A run of records:
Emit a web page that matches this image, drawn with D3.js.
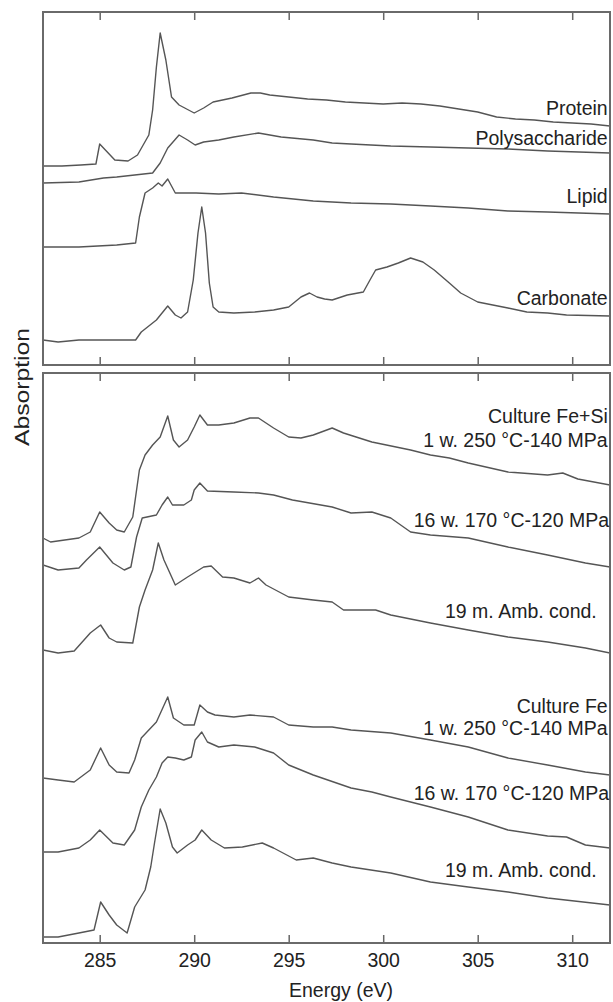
<!DOCTYPE html>
<html>
<head>
<meta charset="utf-8">
<script src="https://cdn.jsdelivr.net/npm/d3@7"></script>
<style>
  body { margin: 0; background: #fff; }
  svg text { font-family: "Liberation Sans", Arial, Helvetica, sans-serif; fill: #222; }
</style>
</head>
<body>
<svg id="chart" width="613" height="1002"></svg>
<script>
// x ticks (eV)
const energyTicks = [285, 290, 295, 300, 305, 310];

// reference spectra, [energy eV, absorption a.u. (offset)]
const protein = [[282,1.99],[283,1.99],[284,2.00],[284.8,2.01],[285.0,2.21],[285.3,2.15],[285.8,2.05],[286.5,2.04],
  [287.0,2.10],[287.6,2.30],[287.8,2.55],[288.0,2.98],[288.2,3.32],[288.5,3.05],[288.8,2.68],[289.2,2.60],[290.0,2.52],
  [290.5,2.57],[291,2.63],[292,2.67],[293,2.72],[293.5,2.72],[294,2.70],[295,2.68],[296,2.66],[297,2.65],[298,2.63],
  [299,2.62],[300,2.61],[301,2.62],[302,2.61],[303,2.59],[304,2.56],[305,2.53],[306,2.48],[307,2.46],[308,2.45],
  [309,2.43],[310,2.42],[311,2.41],[312,2.39]];
const polysaccharide = [[282,1.82],[283.9,1.83],[285.2,1.87],[285.9,1.88],[287.8,1.92],[288.2,2.02],[288.6,2.17],
  [289.2,2.30],[289.65,2.25],[290.05,2.20],[290.5,2.23],[291.3,2.25],[292.1,2.28],[293.4,2.32],[294.6,2.28],[296.3,2.25],
  [297.3,2.22],[298.3,2.21],[300.4,2.19],[302.5,2.18],[304.5,2.17],[306.6,2.16],[308.7,2.14],[312,2.12]];
const lipid = [[282,1.18],[283.9,1.18],[285.9,1.20],[286.9,1.22],[287.1,1.48],[287.4,1.72],[287.8,1.77],[288.1,1.82],
  [288.3,1.79],[288.6,1.86],[289.0,1.72],[290.1,1.72],[291.3,1.71],[292.5,1.72],[294.2,1.68],[296.3,1.64],[298.3,1.62],
  [300.4,1.61],[302.5,1.59],[304.5,1.57],[306.6,1.54],[308.7,1.53],[312,1.51]];
const carbonate = [[282,0.25],[282.8,0.23],[283.9,0.25],[285.9,0.25],[286.9,0.25],[287.2,0.33],[288.0,0.45],[288.6,0.59],
  [289.0,0.50],[289.3,0.47],[289.65,0.53],[289.95,0.85],[290.2,1.32],[290.4,1.58],[290.6,1.32],[290.8,0.82],[291.0,0.58],
  [291.3,0.53],[292.1,0.52],[293.2,0.53],[294.2,0.55],[295.0,0.58],[295.65,0.68],[296.1,0.72],[296.5,0.68],[296.9,0.66],
  [297.3,0.65],[298.1,0.70],[298.95,0.73],[299.3,0.85],[299.6,0.95],[300.2,0.98],[300.8,1.02],[301.45,1.07],[302.1,1.03],
  [302.7,0.95],[303.5,0.82],[304.1,0.72],[305.0,0.63],[305.8,0.60],[306.6,0.57],[307.6,0.53],[308.7,0.52],[309.7,0.50],
  [312,0.49]];

// experimental spectra
const feSi1w = [[282,4.05],[282.4,4.01],[283.9,4.05],[284.5,4.11],[285.0,4.31],[285.5,4.20],[285.9,4.13],[286.3,4.11],
  [286.75,4.26],[287.1,4.73],[287.4,4.88],[287.8,4.98],[288.2,5.06],[288.6,5.27],[288.9,5.03],[289.2,4.96],[289.65,5.03],
  [290.0,5.16],[290.3,5.28],[290.7,5.18],[291.3,5.18],[292.1,5.20],[292.95,5.25],[293.4,5.25],[294.2,5.15],[295.0,5.06],
  [295.65,5.05],[296.3,5.08],[297.3,5.15],[297.9,5.10],[299.4,5.01],[301.45,4.93],[302.5,4.88],[303.5,4.85],[304.5,4.80],
  [306.6,4.71],[308.7,4.68],[309.5,4.70],[310.3,4.64],[312,4.58]];
const feSi16w = [[282,3.78],[282.8,3.73],[283.9,3.75],[284.3,3.83],[285.0,3.96],[285.7,3.80],[286.3,3.73],[286.65,3.76],
  [286.95,4.06],[287.25,4.25],[288.0,4.28],[288.3,4.38],[288.6,4.46],[288.85,4.38],[289.45,4.38],[289.85,4.43],[290.0,4.53],
  [290.3,4.60],[290.7,4.52],[292.1,4.51],[293.4,4.50],[294.2,4.48],[295.2,4.43],[297.3,4.36],[298.3,4.30],[299.4,4.31],
  [300.4,4.25],[301.45,4.11],[302.5,4.08],[304.5,4.05],[306.6,3.96],[308.7,3.88],[310.7,3.80],[312,3.76]];
const feSi19m = [[282,2.93],[282.8,2.90],[283.65,2.92],[284.5,3.10],[285.05,3.18],[285.5,3.05],[285.9,3.01],[286.75,3.00],
  [287.1,3.36],[287.4,3.53],[287.8,3.73],[288.1,4.00],[288.4,3.83],[289.0,3.58],[289.65,3.66],[290.5,3.76],[290.9,3.77],
  [291.5,3.66],[292.1,3.65],[292.95,3.60],[293.4,3.65],[293.8,3.58],[295.0,3.46],[296.3,3.43],[297.3,3.41],[297.9,3.33],
  [299.6,3.33],[300.4,3.28],[302.5,3.20],[304.5,3.13],[306.6,3.06],[308.7,3.01],[310.7,2.95],[312,2.90]];
const fe1w = [[282,1.65],[282.8,1.63],[283.65,1.61],[284.5,1.73],[285.05,1.95],[285.5,1.78],[285.9,1.71],[286.55,1.70],
  [286.85,1.83],[287.2,2.05],[288.0,2.21],[288.6,2.46],[288.9,2.25],[289.45,2.18],[290.0,2.18],[290.3,2.38],[290.7,2.31],
  [291.1,2.28],[292.1,2.26],[292.95,2.28],[294.2,2.26],[295.0,2.18],[296.3,2.16],[297.3,2.16],[298.3,2.13],[300.4,2.10],
  [302.5,2.03],[304.5,1.96],[306.6,1.85],[308.7,1.78],[310.7,1.71],[312,1.68]];
const fe16w = [[282,0.91],[282.8,0.91],[283.9,0.95],[284.5,1.03],[285.0,1.13],[285.7,1.00],[286.3,0.98],[286.85,1.13],
  [287.2,1.36],[287.6,1.53],[288.0,1.66],[288.3,1.80],[288.6,1.86],[289.0,1.85],[289.45,1.83],[289.85,1.86],[290.05,2.03],
  [290.4,2.11],[290.7,2.01],[291.3,1.96],[292.1,1.98],[293.2,1.96],[294.2,1.90],[295.0,1.78],[296.3,1.68],[298.3,1.55],
  [299.4,1.51],[300.4,1.46],[302.5,1.36],[304.5,1.26],[306.6,1.13],[308.7,1.07],[309.7,1.06],[310.7,0.98],[312,0.95]];
const fe19m = [[282,0.06],[282.8,0.06],[283.9,0.10],[284.7,0.13],[285.05,0.41],[285.5,0.28],[285.9,0.18],[286.45,0.10],
  [286.85,0.36],[287.4,0.53],[287.7,0.76],[287.9,1.00],[288.2,1.34],[288.5,1.20],[288.85,0.96],[289.1,0.90],[289.65,0.98],
  [290.05,1.03],[290.4,1.13],[290.9,1.03],[291.6,0.95],[292.55,0.96],[293.6,1.00],[294.2,0.95],[295.4,0.83],[296.3,0.85],
  [297.3,0.80],[298.3,0.76],[300.4,0.70],[302.5,0.61],[304.5,0.56],[306.6,0.51],[308.7,0.45],[312,0.38]];

// labels: text, energy of right end, absorption of baseline
const topLabels = [["Protein",311.88,2.50],["Polysaccharide",311.88,2.20],["Lipid",311.88,1.62],["Carbonate",311.88,0.60]];
const bottomLabels = [["Culture Fe+Si",311.88,5.20],["1 w. 250 °C-140 MPa",311.88,4.96],["16 w. 170 °C-120 MPa",311.95,4.16],
  ["19 m. Amb. cond.",311.3,3.25],["Culture Fe",311.88,2.30],["1 w. 250 °C-140 MPa",311.88,2.08],
  ["16 w. 170 °C-120 MPa",311.95,1.43],["19 m. Amb. cond.",311.3,0.66]];

const svg = d3.select("#chart");
const x = d3.scaleLinear().domain([282, 312]).range([43, 610]);

const panels = [
  { top: 12,  bottom: 365, max: 3.53, spectra: [protein, polysaccharide, lipid, carbonate], labels: topLabels },
  { top: 373, bottom: 943, max: 5.70, spectra: [feSi1w, feSi16w, feSi19m, fe1w, fe16w, fe19m], labels: bottomLabels, showTicks: true }
];

panels.forEach((p, i) => {
  const y = d3.scaleLinear().domain([0, p.max]).range([p.bottom, p.top]);
  const g = svg.append("g");

  g.append("clipPath").attr("id", "clip" + i)
    .append("rect").attr("x", x.range()[0]).attr("y", p.top)
    .attr("width", x.range()[1] - x.range()[0]).attr("height", p.bottom - p.top);

  const line = d3.line().x(d => x(d[0])).y(d => y(d[1]));
  g.append("g").attr("clip-path", `url(#clip${i})`)
    .selectAll("path").data(p.spectra).join("path")
    .attr("d", line)
    .attr("fill", "none")
    .attr("stroke", "#555")
    .attr("stroke-width", 1.4)
    .attr("stroke-linejoin", "round");

  // inward ticks top and bottom
  const topAxis = g.append("g").attr("transform", `translate(0,${p.top})`)
    .call(d3.axisTop(x).tickValues(energyTicks).tickSize(-8).tickFormat(""));
  const botAxis = g.append("g").attr("transform", `translate(0,${p.bottom})`)
    .call(d3.axisBottom(x).tickValues(energyTicks).tickSize(-8).tickPadding(10)
      .tickFormat(p.showTicks ? d3.format("d") : ""));
  [topAxis, botAxis].forEach(a => {
    a.select(".domain").remove();
    a.selectAll(".tick line").attr("stroke", "#666").attr("stroke-width", 1.5);
    a.selectAll(".tick text").attr("font-size", 19.5).attr("fill", "#222");
  });

  g.append("rect")
    .attr("x", x.range()[0]).attr("y", p.top)
    .attr("width", x.range()[1] - x.range()[0]).attr("height", p.bottom - p.top)
    .attr("fill", "none").attr("stroke", "#6a6a6a").attr("stroke-width", 2);

  g.selectAll("text.lab").data(p.labels).join("text")
    .attr("class", "lab")
    .attr("x", d => x(d[1]))
    .attr("y", d => y(d[2]))
    .attr("text-anchor", "end")
    .attr("font-size", 19.5)
    .text(d => d[0]);
});

svg.append("text")
  .attr("x", 341).attr("y", 997)
  .attr("text-anchor", "middle")
  .attr("font-size", 19.5)
  .text("Energy (eV)");

svg.append("text")
  .attr("transform", "translate(29,387) rotate(-90)")
  .attr("text-anchor", "middle")
  .attr("font-size", 21)
  .attr("textLength", 118)
  .attr("lengthAdjust", "spacingAndGlyphs")
  .text("Absorption");
</script>
</body>
</html>
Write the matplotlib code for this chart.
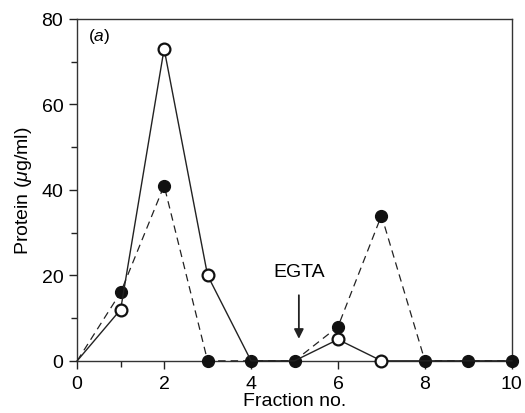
import matplotlib
matplotlib.use("Agg")
import matplotlib.pyplot as plt
from matplotlib.ticker import MultipleLocator

plt.rcParams["font.family"] = ["Liberation Sans", "DejaVu Sans"]
plt.rcParams["mathtext.fontset"] = "custom"
plt.rcParams["mathtext.rm"] = "Liberation Sans"
plt.rcParams["mathtext.it"] = "Liberation Sans:italic"

# dane
fractions = [0, 1, 2, 3, 4, 5, 6, 7, 8, 9, 10]
open_vals = [0, 12, 73, 20, 0, 0, 5, 0, 0, 0, 0]
filled_vals = [0, 16, 41, 0, 0, 0, 8, 34, 0, 0, 0]
open_marked = [1, 2, 3, 6, 7]

fig = plt.figure(figsize=(5.25, 4.14), dpi=100)
ax = fig.add_axes([0.147, 0.126, 0.828, 0.826])

ax.plot(fractions, filled_vals, ls=(0, (6, 4)), lw=0.9, color="#222222",
        marker="o", ms=8.5, mfc="#111111", mec="#111111",
        markevery=list(range(1, len(fractions))), zorder=3, clip_on=False)
ax.plot(fractions, open_vals, ls="-", lw=1.0, color="#222222",
        marker="o", ms=8.5, mfc="white", mec="#111111", mew=1.6,
        markevery=open_marked, zorder=4, clip_on=False)

ax.set_xlim(0, 10)
ax.set_ylim(0, 80)
ax.xaxis.set_major_locator(MultipleLocator(2))
ax.xaxis.set_minor_locator(MultipleLocator(1))
ax.yaxis.set_major_locator(MultipleLocator(20))
ax.yaxis.set_minor_locator(MultipleLocator(10))
ax.tick_params(which="both", direction="out", top=False, right=False,
               labelsize=14, color="#222222", pad=4)
ax.tick_params(which="major", length=6, width=1)
ax.tick_params(which="minor", length=4, width=1)
for s in ax.spines.values():
    s.set_linewidth(1.0)
    s.set_color("#333333")

ax.set_xlabel("Fraction no.", fontsize=14, labelpad=0)
ax.set_ylabel("Protein ($\\mu$g/ml)", fontsize=14, labelpad=5)

ax.text(0.25, 76, "($\\mathit{a}$)", fontsize=12.5, va="center")

ax.text(5.1, 21, "EGTA", fontsize=14, ha="center", va="center")
ax.annotate("", xy=(5.1, 4.5), xytext=(5.1, 16),
            arrowprops=dict(arrowstyle="-|>", lw=1.3, color="#222222",
                            mutation_scale=14))

fig.savefig("out.png", dpi=100)
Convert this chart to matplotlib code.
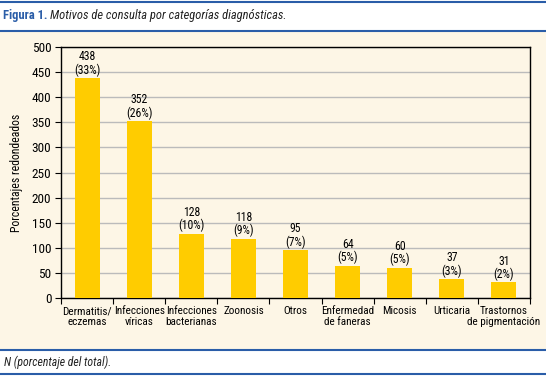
import matplotlib
matplotlib.use("Agg")
import matplotlib.pyplot as plt
from matplotlib.lines import Line2D
from matplotlib.patches import Rectangle
from matplotlib import font_manager

categories = ["Dermatitis/\neczemas", "Infecciones\nvíricas", "Infecciones\nbacterianas",
              "Zoonosis", "Otros", "Enfermedad\nde faneras", "Micosis", "Urticaria",
              "Trastornos\nde pigmentación"]
values = [438, 352, 128, 118, 95, 64, 60, 37, 31]
percents = [33, 26, 10, 9, 7, 5, 5, 3, 2]
yticks = [0, 50, 100, 150, 200, 250, 300, 350, 400, 450, 500]

names = {f.name for f in font_manager.fontManager.ttflist}
fam = "DejaVu Sans"
for cand in ["Liberation Sans Narrow", "Roboto Condensed", "Open Sans Condensed",
             "Noto Sans Condensed", "DejaVu Sans Condensed", "Roboto", "Liberation Sans"]:
    if cand in names:
        fam = cand
        break
plt.rcParams['font.family'] = [fam, 'DejaVu Sans']

W, H = 546, 378
fig = plt.figure(figsize=(W/100, H/100), dpi=100)
fig.patch.set_facecolor("white")

fig.add_artist(Rectangle((0, 1 - 350/H), 1, (350-32)/H, transform=fig.transFigure,
                         facecolor="#FDF6E6", edgecolor="none", zorder=0))
blue = "#2A5DA8"
for yy in [2, 31, 350, 374]:
    fig.add_artist(Line2D([0, 1], [1 - yy/H]*2, transform=fig.transFigure, color=blue, lw=1.5))

t1 = fig.text(3/W, 1 - 15/H, "Figura 1.", color=blue, fontsize=9, fontweight="bold", va="center")
fig.canvas.draw()
bb = t1.get_window_extent()
fig.text((bb.x1 + 3)/W, 1 - 15/H, "Motivos de consulta por categorías diagnósticas.", color="#222222",
         fontsize=9, style="italic", va="center")
fig.text(4/W, 1 - 362/H, "N (porcentaje del total).", color="#222222", fontsize=8.5,
         style="italic", va="center")

left, right, top, bottom = 61, 530, 47, 298
ax = fig.add_axes([left/W, 1 - bottom/H, (right-left)/W, (bottom-top)/H])
ax.set_facecolor("#FDF6E6")
x = list(range(len(categories)))
ax.bar(x, values, width=0.48, color="#FFCC00", zorder=3)
ax.set_xlim(-0.5, len(categories) - 0.5)
ax.set_ylim(0, 500)
ax.set_yticks(yticks)
ax.yaxis.grid(True, color="#BBBBBB", lw=1, zorder=0)
ax.set_xticks([i - 0.5 for i in range(len(categories) + 1)])
ax.set_xticklabels([])
ax.set_xticks(x, minor=True)
ax.set_xticklabels(categories, minor=True, fontsize=8, linespacing=1.1)
ax.tick_params(axis="x", which="minor", length=0, pad=6)
ax.tick_params(axis="x", which="major", length=4, direction="out")
ax.tick_params(axis="y", length=4, labelsize=9.5, pad=3)
for s in ax.spines.values():
    s.set_color("black")
    s.set_linewidth(1)
for i, (v, p) in enumerate(zip(values, percents)):
    ax.text(i, v + 3, f"{v}\n({p}%)", ha="center", va="bottom", fontsize=8.5, linespacing=1.0)
ax.set_ylabel("Porcentajes redondeados", fontsize=8.5, labelpad=6)

fig.savefig("out.png", dpi=100, facecolor="white")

* _Short problem_
Which lines contain the word "chart"? Return each of them.

* _Solution below_
<svg id="chart" width="613" height="1002"></svg>
const svg = d3.select("#chart");
Write the matplotlib code for this chart.
Convert this chart to matplotlib code.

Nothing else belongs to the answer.